First, with 10 drives of capacity C, you get only 5C available capacity with RAID 10. You get 7C with RAID-Z3. That is 40% more space.
Then there is the probability of data loss.
Assume that the probability of a single drive failing during a rebuild (i.e., after you have already lost one drive) is F. Note that F is probably higher than the pro-rated annual failure rate over the rebuild time, since all of the data on at least one of the drives must be read during the rebuild, which creates a greater stress on the drive(s) than is seen by the average drive in AFR studies.
So, the probability of data loss with RAID 10, after one drive has already failed, is F.
After a single drive failure with RAID-Z3, you must lose at least three more drives for data loss to occur. To compute this, we need the general formula for probability of failure of exactly X drives out of K drives. It is
C[K, X] F^X (1 - F)^(K - X)
where C[K, X] is the combination formula, the number of ways of choosing X out of K:
C[K, X] = K! / ( X! (K - X)! )
The probability of losing at least 3 drives out of an N-drive RAID-Z3 that has had a single drive failure is (1 - P3), where P3 is the probability of losing 0, 1 or 2 drives.
P3 = (1 - F)^(N - 1) + (N - 1) F (1 - F)^(N - 2) + (N - 1)(N - 2) F^2 (1 - F)^(N-3) / 2
As long as we have that formula, it is easy to compute the corresponding P for RAID-Z1 and RAID-Z2:
P2 = (1 - F)^(N - 1) + (N - 1) F (1 - F)^(N - 2)
P1 = (1 - F)^(N - 1)
Let's take an example. We will assume F = 5%. A 16-drive RAID-10 will have a capacity of 8C, the same as an 11-drive RAID-Z3, a 10-drive RAID-Z2, or a 9-drive RAID-Z1. So, for a capacity of 8C, the probability of data loss during a rebuild after a single drive failure is:
RAID-10:
F = 5%
RAID-Z1:
1 - (1 - F)^(9 - 1) = 33.7%
RAID-Z2:
1 - (1 - F)^(10 - 1) - (10 - 1) F (1 - F)^(10 - 2) = 7.1%
RAID-Z3:
1 - (1 - F)^(11 - 1) - (11 - 1) F (1 - F)^(11 - 2) - (11 - 1)(11 - 2) F^2 (1 - F)^(11 - 3) / 2
= 1.15%
So, for a capacity of 8C, you need only 11 drives with RAID-Z3, as compared to 16 drives with RAID-10, and your probability of data loss during a rebuild after a single drive failure is only 1% with RAID-Z3, as compared to 5% with RAID-10.
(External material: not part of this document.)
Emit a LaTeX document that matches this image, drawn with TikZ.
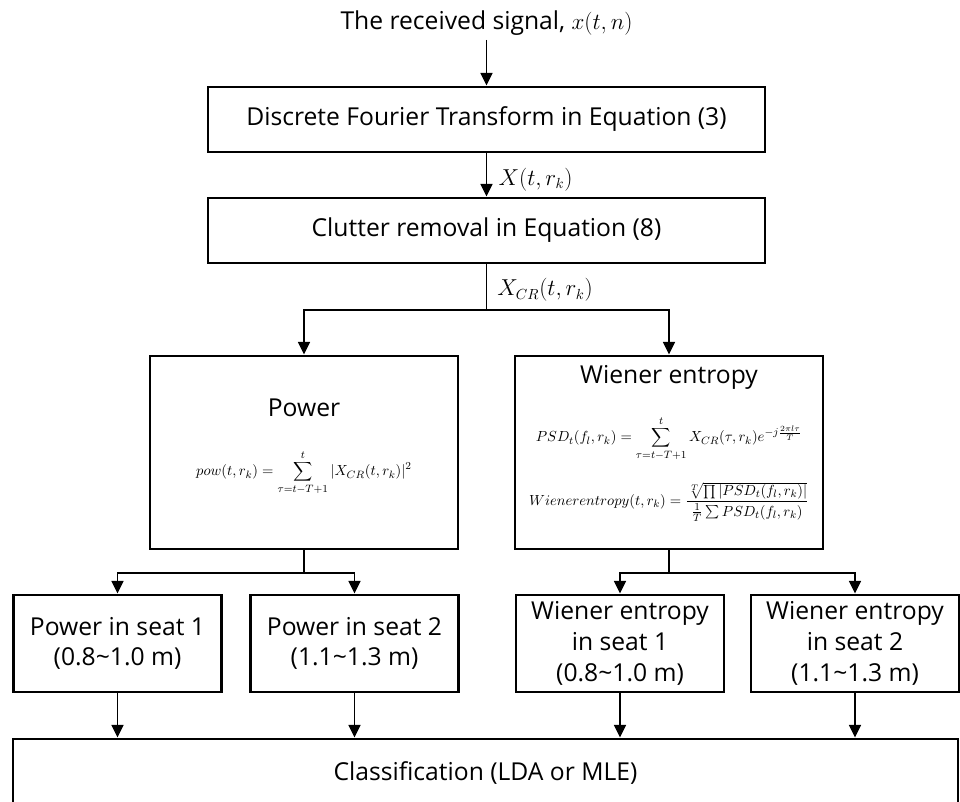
\documentclass[tikz,border=0pt]{standalone}
\usepackage{fontspec}
\setmainfont{Open Sans}
\usetikzlibrary{arrows.meta}
\begin{document}
\begin{tikzpicture}[x=0.75pt,y=-0.75pt,
  box/.style={draw, line width=2.2pt, inner sep=0pt, align=center, font=\fontsize{18.5}{23}\selectfont},
  con/.style={line width=1.1pt},
  arr/.style={con, -{Triangle[width=9pt,length=9.5pt]}},
  txt/.style={inner sep=0pt, font=\fontsize{18.5}{23}\selectfont},
  lbl/.style={inner sep=0pt, anchor=west, font=\fontsize{16}{18}\selectfont},
  eq/.style={inner sep=0pt, font=\fontsize{11.4}{13}\selectfont},
]
\useasboundingbox (0,0) rectangle (960,802);
\clip (0,0) rectangle (960,802);
\node[txt] (top) at (486.5,23) {The received signal, $x(t,n)$};
\node[box, minimum width=417.75pt, minimum height=48.75pt] (dft) at (486.5,119.5) {Discrete Fourier Transform in Equation (3)};
\node[box, minimum width=417.75pt, minimum height=48.75pt] (clut) at (486.5,230.5) {Clutter removal in Equation (8)};
\node[box, minimum width=231pt, minimum height=144.75pt] (pow) at (304,452.5) {};
\node[box, minimum width=231pt, minimum height=144.75pt] (wie) at (669,452.5) {};
\node[txt] (powt) at (304,408) {Power};
\node[eq, font=\fontsize{11}{13}\selectfont] (powe) at (304,473) {$\displaystyle pow(t,r_k)=\sum_{\tau=t-T+1}^{t}|X_{CR}(t,r_k)|^2$};
\node[txt] (wiet) at (669,377) {Wiener entropy};
\node[eq] (psde) at (669,439) {$\displaystyle PSD_t(f_l,r_k)=\sum_{\tau=t-T+1}^{t}X_{CR}(\tau,r_k)e^{-j\frac{2\pi l\tau}{T}}$};
\node[eq] (wee) at (669,502) {$\displaystyle Wienerentropy(t,r_k)=\frac{\sqrt[T]{\prod|PSD_t(f_l,r_k)|}}{\frac{1}{T}\sum PSD_t(f_l,r_k)}$};
\node[box, minimum width=156pt, minimum height=72.75pt] (s1) at (117.5,643.5) {Power in seat 1\\(0.8\textasciitilde 1.0 m)};
\node[box, minimum width=156pt, minimum height=72.75pt] (s2) at (354.5,643.5) {Power in seat 2\\(1.1\textasciitilde 1.3 m)};
\node[box, minimum width=156pt, minimum height=72.75pt] (w1) at (620,643.5) {Wiener entropy\\in seat 1\\(0.8\textasciitilde 1.0 m)};
\node[box, minimum width=156pt, minimum height=72.75pt] (w2) at (855,643.5) {Wiener entropy\\in seat 2\\(1.1\textasciitilde 1.3 m)};
\node[box, minimum width=708.75pt, minimum height=51.75pt] (cls) at (485.5,773.5) {Classification (LDA or MLE)};
\coordinate (split) at (486.5,310);
\coordinate (psplit) at (304,573);
\coordinate (wsplit) at (669,573);
\draw[arr] (top.south |- 0,40) -- (dft.north);
\draw[arr] (dft.south) -- (clut.north) node[lbl, pos=0.6, xshift=8.5pt] (xl) {$X(t,r_k)$};
\draw[con] (clut.south) -- (split);
\node[lbl] (xcrl) at (497,290) {$X_{CR}(t,r_k)$};
\draw[arr] (split) -| (pow.north);
\draw[arr] (split) -| (wie.north);
\draw[con] (pow.south) -- (psplit);
\draw[con] (wie.south) -- (wsplit);
\draw[arr] (psplit) -| (s1.north);
\draw[arr] (psplit) -| (s2.north);
\draw[arr] (wsplit) -| (w1.north);
\draw[arr] (wsplit) -| (w2.north);
\draw[arr] (s1.south) -- (s1.south |- cls.north);
\draw[arr] (s2.south) -- (s2.south |- cls.north);
\draw[arr] (w1.south) -- (w1.south |- cls.north);
\draw[arr] (w2.south) -- (w2.south |- cls.north);
\end{tikzpicture}
\end{document}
If F were only 2%, then the corresponding data loss probabilities for RAID-10, -Z1, -Z2, -Z3 are: 2%, 14.9%, 1.3%, and 0.086%. So that is less than 0.09% for RAID-Z3, as compared to 2% for RAID-10 : 23 times higher chance of data loss with RAID-10 as compared to RAID-Z3 !
Bottom line is that RAID-Z3 is greatly superior to RAID-10, except in rare applications where the higher performance of RAID-10 is required.